Next, the first request transmitting unit 221 b transmits, to the other apparatus that is specified in the link, a command requesting that a partial-character-string acquisition processing should be performed and in which parameters are specified (step S1407). In this situation, the starting point label=the current label, the level=the current level+1, the acquisition target ID=the node ID specified in the link, and the return apparatus name=the apparatus name of the searching apparatus 100 (i.e. the apparatus X) are specified.
The other apparatus that has received the request for a partial-character-string acquisition processing performs the partial-character-string acquisition processing recursively (step S1408).
When no link to a node stored in another apparatus has been acquired at step S1405 (step S1405: No), the first acquiring unit 224 judges whether all the nodes have been processed (step S1409). If not all the nodes have been processed (step S1409: No), “1” is added to the current level, and the processing is repeated (step S1403).
If all the nodes have been processed (step S1409: Yes), the first acquiring unit 224 brings the character strings in the nodes that have been acquired so far into correspondence with the current label and adds them to the result data (step S1410).
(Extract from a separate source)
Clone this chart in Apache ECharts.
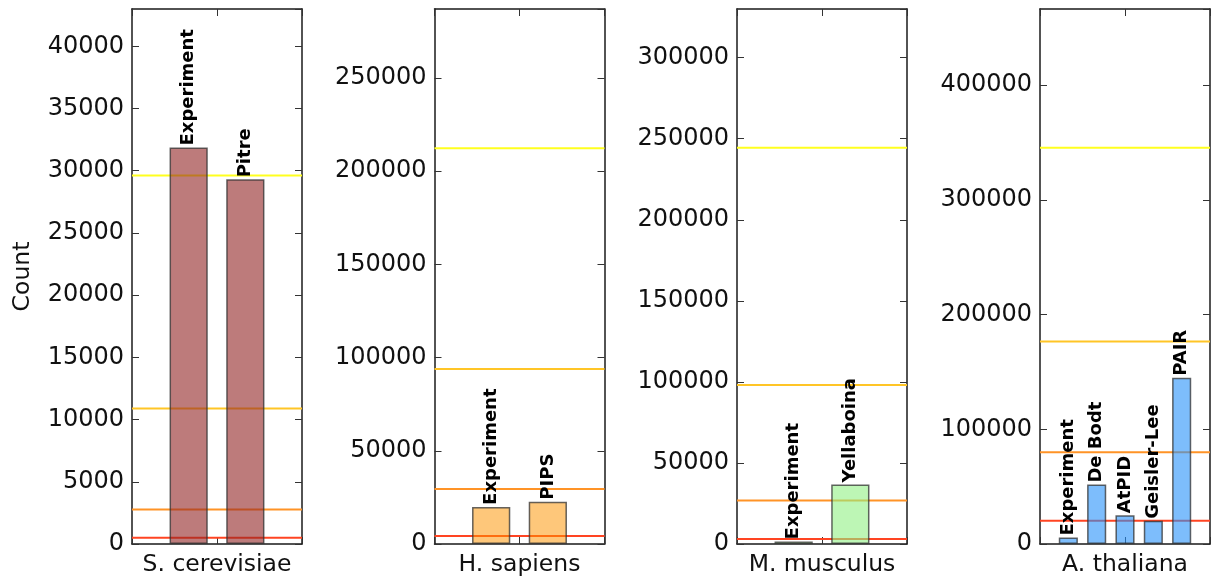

Next, the first result transmitting unit 221 d transmits the result data to the return apparatus (step S1411). Thus, the partial-character-string acquisition processing is ended.
Next, a specific example of the structured document search processing performed by the structured document searching system 10 according to the present embodiment will be explained.
In the following description, an example will be used in which the structured document 1 and the structured document 2 that are shown in FIG. 5 and FIG. 6, respectively are stored in the apparatuses in a distributed manner, as shown in FIG. 7, and also the result data that is made up of the node identified with the node ID=d1-1 and the nodes thereunder is acquired, using the structure information shown in FIG. 4.
First, the label managing unit 123 included in the searching apparatus 100 generates a label of which the label size is 6 bits as shown in FIG. 13 and initializes the label with a “0” (step S1204). Because the node identified with the node ID=d1-1 is stored in the apparatus A, a command such as a command 20 shown in FIG. 15 is transmitted to the apparatus A (step S1206).
A partial-character-string acquisition processing is performed by the apparatus A (step S1207). Because the current level is “0”, “1” is added to the bit string for the portion that corresponds to the “level 0” (step S1403). As a result, the current label has a value as shown in the state 30.
Subsequently, the node identified with the node ID=d1-1 and the nodes thereunder are sequentially read so that a character string 40 as shown in FIG. 17 is acquired (step S1404). Further, when another node is read, a link to the node ID=b1-1 that is stored in another apparatus, namely the apparatus B, is acquired (step S1405: Yes).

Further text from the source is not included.